Source code of charts =

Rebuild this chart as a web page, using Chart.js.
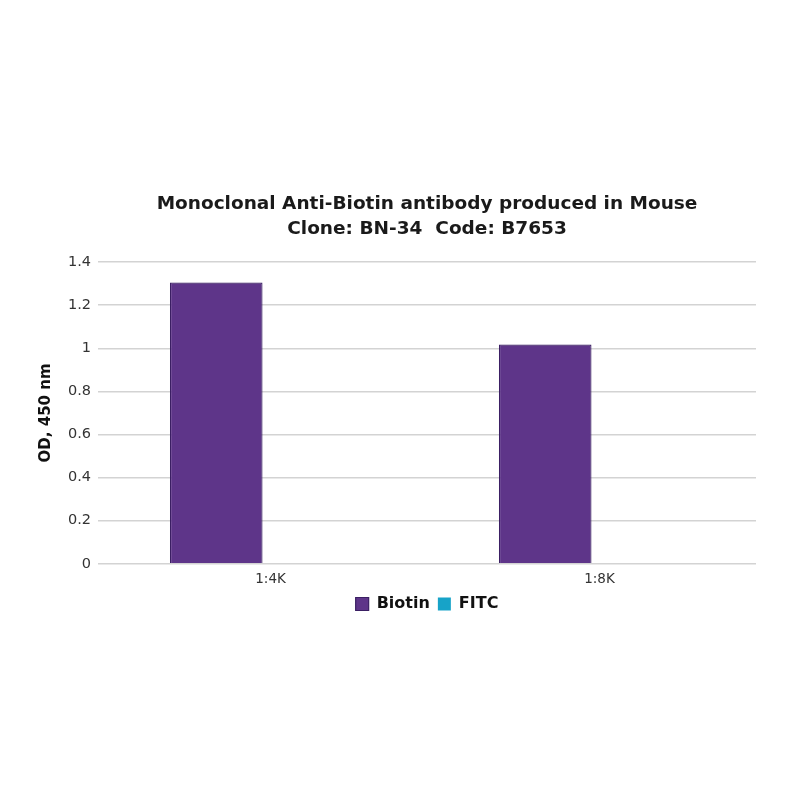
<!DOCTYPE html>
<html><head><meta charset="utf-8">
<script src="https://cdn.jsdelivr.net/npm/chart.js@4.4.0/dist/chart.umd.min.js"></script>
<style>html,body{margin:0;padding:0;background:#fff}#wrap{width:800px;height:800px}</style>
</head><body><div id="wrap"><canvas id="c" width="800" height="800"></canvas></div>
<script>
const categories = ["1:4K", "1:8K"];
const biotin = [1.305, 1.017];
const fitc = [0, 0];
const titleLines = ["Monoclonal Anti-Biotin antibody produced in Mouse", "Clone: BN-34  Code: B7653"];
const yTitle = "OD, 450 nm";

new Chart(document.getElementById('c'), {
  type: 'bar',
  data: {
    labels: categories,
    datasets: [
      {label: 'Biotin', data: biotin, backgroundColor: '#5e3589', borderColor: '#3b1f63', borderWidth: 1.2},
      {label: 'FITC', data: fitc, backgroundColor: '#17a3c8', borderColor: '#0f86a6', borderWidth: 0}
    ]
  },
  options: {
    responsive: false,
    animation: false,
    devicePixelRatio: 1,
    layout: {padding: {top: 191, bottom: 178, left: 33, right: 44}},
    datasets: {bar: {categoryPercentage: 0.563, barPercentage: 1}},
    plugins: {
      title: {display: true, text: titleLines, fullSize: false, color: '#1a1a1a',
        font: {family: 'DejaVu Sans', size: 18.5, weight: 'bold', lineHeight: 1.38}, padding: {top: 0, bottom: 20}},
      legend: {position: 'bottom', fullSize: false, labels: {color: '#111', font: {family: 'DejaVu Sans', size: 16, weight: 'bold'},
        boxWidth: 13, boxHeight: 13, padding: 8}},
      tooltip: {enabled: false}
    },
    scales: {
      x: {grid: {display: false}, border: {display: false},
        ticks: {color: '#333', font: {family: 'DejaVu Sans', size: 13.5}, labelOffset: 8, padding: 0}},
      y: {min: 0, max: 1.4, border: {display: false},
        grid: {color: '#d3d3d3', lineWidth: 1.5, drawTicks: false},
        ticks: {stepSize: 0.2, color: '#333', padding: 7, font: {family: 'DejaVu Sans', size: 14.5},
          callback: v => String(Math.round(v * 10) / 10)},
        title: {display: true, text: yTitle, color: '#111', font: {family: 'DejaVu Sans', size: 15, weight: 'bold'}, padding: {bottom: 6}}
      }
    }
  }
});
</script></body></html>
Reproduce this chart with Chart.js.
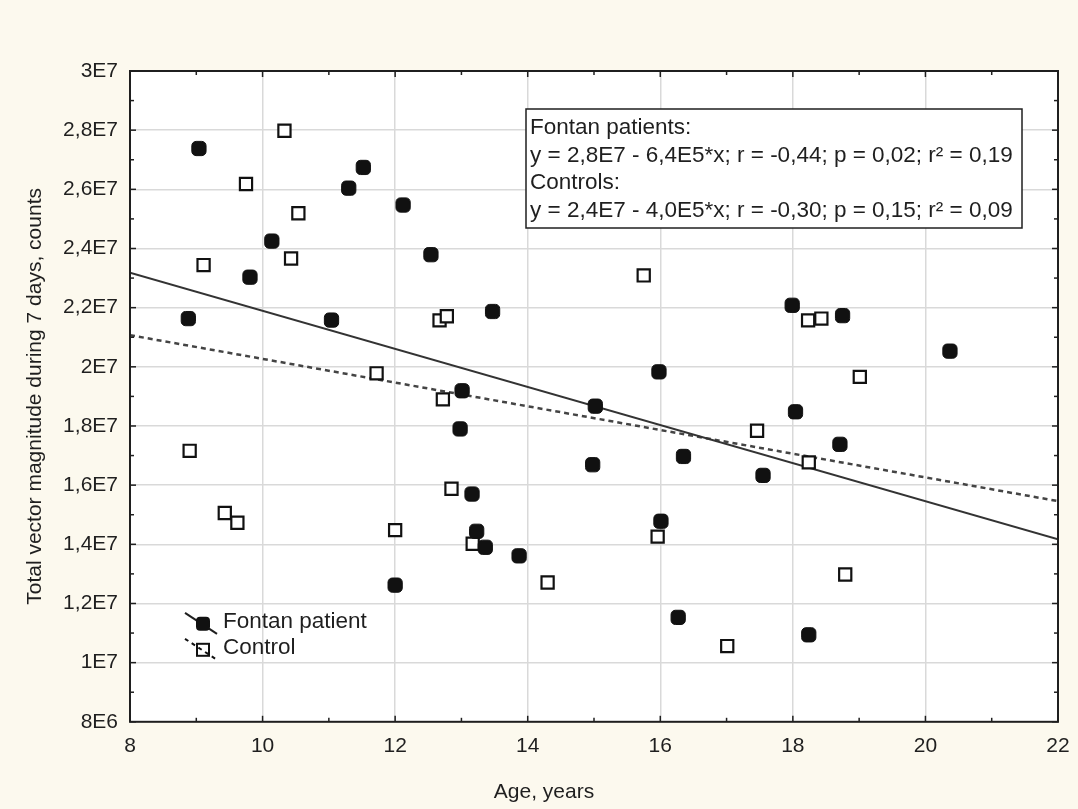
<!DOCTYPE html>
<html>
<head>
<meta charset="utf-8">
<script src="https://cdn.jsdelivr.net/npm/chart.js@4/dist/chart.umd.min.js"></script>
<style>
  html, body { margin: 0; padding: 0; background: #fcf9ee; }
  #wrap { width: 1078px; height: 809px; }
</style>
</head>
<body>
<div id="wrap"><canvas id="chart" width="1078" height="809"></canvas></div>
<script>
// age in years, total vector magnitude in millions of counts (axis shows E-notation)
var fontanAge = [9.04, 8.88, 9.81, 10.14, 11.30, 11.52, 11.04, 12.12, 12.54, 13.47,
                 13.01, 12.98, 13.16, 13.23, 13.36, 13.87, 12.00, 15.02, 14.98, 15.98,
                 16.01, 16.35, 16.27, 17.55, 17.99, 18.04, 18.75, 18.71, 18.24, 20.37];
var fontanTvm = [27.38, 21.63, 23.03, 24.25, 26.04, 26.74, 21.58, 25.47, 23.79, 21.87,
                 19.19, 17.90, 15.70, 14.44, 13.90, 13.61, 12.62, 18.67, 16.69, 19.83,
                 14.78, 16.97, 11.53, 16.33, 22.08, 18.48, 21.73, 17.38, 10.94, 20.53];

var controlAge = [8.90, 9.11, 9.43, 9.62, 9.75, 10.33, 10.43, 10.54, 11.72, 12.00,
                  12.67, 12.78, 12.72, 12.85, 13.17, 14.30, 15.75, 15.96, 17.01, 17.46,
                  18.23, 18.43, 18.24, 18.79, 19.01];
var controlTvm = [17.16, 23.44, 15.06, 14.73, 26.18, 27.98, 23.66, 25.19, 19.78, 14.48,
                  21.57, 21.71, 18.90, 15.88, 14.02, 12.71, 23.09, 14.26, 10.56, 17.84,
                  21.57, 21.63, 16.77, 12.98, 19.66];

// fitted lines, read at the plot edges
var fitAge = [8, 22];
var fontanFit = [23.18, 14.17];
var controlFit = [21.07, 15.46];

var statsLines = [
  "Fontan patients:",
  "y = 2,8E7 - 6,4E5*x; r = -0,44; p = 0,02; r\u00b2 = 0,19",
  "Controls:",
  "y = 2,4E7 - 4,0E5*x; r = -0,30; p = 0,15; r\u00b2 = 0,09"
];

var FONT = "'Liberation Sans', Arial, sans-serif";
var INK = "#1f1f1f";
var GRID = "#d9d9d9";

function pairs(xs, ys) {
  var out = [];
  for (var i = 0; i < xs.length; i++) out.push({ x: xs[i], y: ys[i] });
  return out;
}

function sciLabel(v) {
  var n = v * 1e6;
  var e = Math.floor(Math.log10(n) + 1e-9);
  var m = Math.round(n / Math.pow(10, e) * 10) / 10;
  return String(m).replace(".", ",") + "E" + e;
}

function line(ctx, x1, y1, x2, y2) {
  ctx.beginPath();
  ctx.moveTo(x1, y1);
  ctx.lineTo(x2, y2);
  ctx.stroke();
}

var backdrop = {
  id: "backdrop",
  beforeDraw: function (chart) {
    var ctx = chart.ctx, ca = chart.chartArea;
    ctx.save();
    ctx.fillStyle = "#fcf9ee";
    ctx.fillRect(0, 0, chart.width, chart.height);
    ctx.fillStyle = "#ffffff";
    ctx.fillRect(ca.left, ca.top, ca.right - ca.left, ca.bottom - ca.top);
    ctx.restore();
  }
};

var frame = {
  id: "frame",
  afterDatasetsDraw: function (chart) {
    var ctx = chart.ctx, ca = chart.chartArea;
    var xs = chart.scales.x, ys = chart.scales.y;
    var v, p, len;
    ctx.save();
    ctx.strokeStyle = INK;
    ctx.lineWidth = 2;
    ctx.strokeRect(ca.left, ca.top, ca.right - ca.left, ca.bottom - ca.top);

    // inward tick marks on all four sides, minor ones at odd values
    ctx.lineWidth = 1.5;
    for (v = xs.min; v <= xs.max; v++) {
      p = xs.getPixelForValue(v);
      len = v % 2 === 0 ? 6 : 4;
      line(ctx, p, ca.bottom, p, ca.bottom - len);
      line(ctx, p, ca.top, p, ca.top + len);
    }
    for (v = ys.min; v <= ys.max; v++) {
      p = ys.getPixelForValue(v);
      len = v % 2 === 0 ? 6 : 4;
      line(ctx, ca.left, p, ca.left + len, p);
      line(ctx, ca.right, p, ca.right - len, p);
    }

    // regression statistics box
    var bx = 526, by = 109, bw = 496, bh = 119;
    ctx.fillStyle = "#ffffff";
    ctx.fillRect(bx, by, bw, bh);
    ctx.lineWidth = 1.5;
    ctx.strokeStyle = INK;
    ctx.strokeRect(bx, by, bw, bh);
    ctx.fillStyle = INK;
    ctx.font = "22.5px " + FONT;
    ctx.textBaseline = "middle";
    ctx.textAlign = "left";
    for (var i = 0; i < statsLines.length; i++) {
      ctx.fillText(statsLines[i], bx + 4, by + 19 + i * 27.5);
    }

    // legend, bottom left inside plot
    var lx = ca.left + 73, ly1 = ca.bottom - 98, ly2 = ca.bottom - 72;
    ctx.lineWidth = 2;
    ctx.strokeStyle = INK;
    line(ctx, lx - 18, ly1 - 11, lx + 14, ly1 + 10);
    ctx.fillStyle = "#111";
    ctx.beginPath();
    ctx.roundRect(lx - 7, ly1 - 7, 14, 14, 4);
    ctx.fill();
    ctx.fillStyle = "#ffffff";
    ctx.fillRect(lx - 6, ly2 - 6, 12, 12);
    ctx.strokeStyle = "#111";
    ctx.strokeRect(lx - 6, ly2 - 6, 12, 12);
    ctx.setLineDash([4, 4]);
    line(ctx, lx - 18, ly2 - 11, lx + 14, ly2 + 10);
    ctx.setLineDash([]);
    ctx.fillStyle = INK;
    ctx.font = "22.5px " + FONT;
    ctx.fillText("Fontan patient", lx + 20, ly1 - 2);
    ctx.fillText("Control", lx + 20, ly2 - 2);
    ctx.restore();
  }
};

function gridColor(lo, hi) {
  return function (c) {
    var v = c.tick ? c.tick.value : null;
    return (v === lo || v === hi) ? "rgba(0,0,0,0)" : GRID;
  };
}

var ctx = document.getElementById("chart").getContext("2d");
new Chart(ctx, {
  type: "scatter",
  data: {
    datasets: [
      {
        label: "Fontan patient",
        data: pairs(fontanAge, fontanTvm),
        pointStyle: "rectRounded",
        pointRadius: 8.3,
        backgroundColor: "#111111",
        borderColor: "#111111",
        borderWidth: 1,
        order: 1
      },
      {
        label: "Control",
        data: pairs(controlAge, controlTvm),
        pointStyle: "rect",
        pointRadius: 8.6,
        backgroundColor: "#ffffff",
        borderColor: "#111111",
        borderWidth: 2.2,
        order: 1
      },
      {
        type: "line",
        label: "Fontan fit",
        data: pairs(fitAge, fontanFit),
        borderColor: "#333333",
        borderWidth: 2,
        pointRadius: 0,
        order: 2
      },
      {
        type: "line",
        label: "Control fit",
        data: pairs(fitAge, controlFit),
        borderColor: "#444444",
        borderWidth: 2.5,
        borderDash: [5, 4],
        pointRadius: 0,
        order: 2
      }
    ]
  },
  options: {
    responsive: false,
    animation: false,
    layout: { padding: { top: 71, right: 20, left: 30, bottom: 0 } },
    plugins: {
      legend: { display: false },
      tooltip: { enabled: false },
      title: {
        display: true,
        position: "bottom",
        text: "Age, years",
        color: INK,
        font: { family: FONT, size: 21, weight: "normal" },
        padding: { top: 0, bottom: 4 }
      }
    },
    scales: {
      x: {
        type: "linear",
        min: 8,
        max: 22,
        ticks: { stepSize: 2, color: INK, padding: 12, font: { family: FONT, size: 21 } },
        grid: { color: gridColor(8, 22), lineWidth: 1.5, drawTicks: false },
        border: { display: false },
        afterFit: function (s) { s.height = 58; s.paddingLeft = 0; s.paddingRight = 0; }
      },
      y: {
        type: "linear",
        min: 8,
        max: 30,
        ticks: {
          stepSize: 2,
          color: INK,
          padding: 12,
          font: { family: FONT, size: 21 },
          callback: function (v) { return sciLabel(v); }
        },
        grid: { color: gridColor(8, 30), lineWidth: 1.5, drawTicks: false },
        border: { display: false },
        title: {
          display: true,
          text: "Total vector magnitude during 7 days, counts",
          color: INK,
          font: { family: FONT, size: 21 },
          padding: { top: -7, bottom: 0 }
        },
        afterFit: function (s) { s.width = 100; }
      }
    }
  },
  plugins: [backdrop, frame]
});
</script>
</body>
</html>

Stated problem = Identify each line in the records above that contains the word "this", and copy it out in full.

Worked answer =
Rebuild this chart as a web page, using Chart.js.
Reproduce this chart with Chart.js.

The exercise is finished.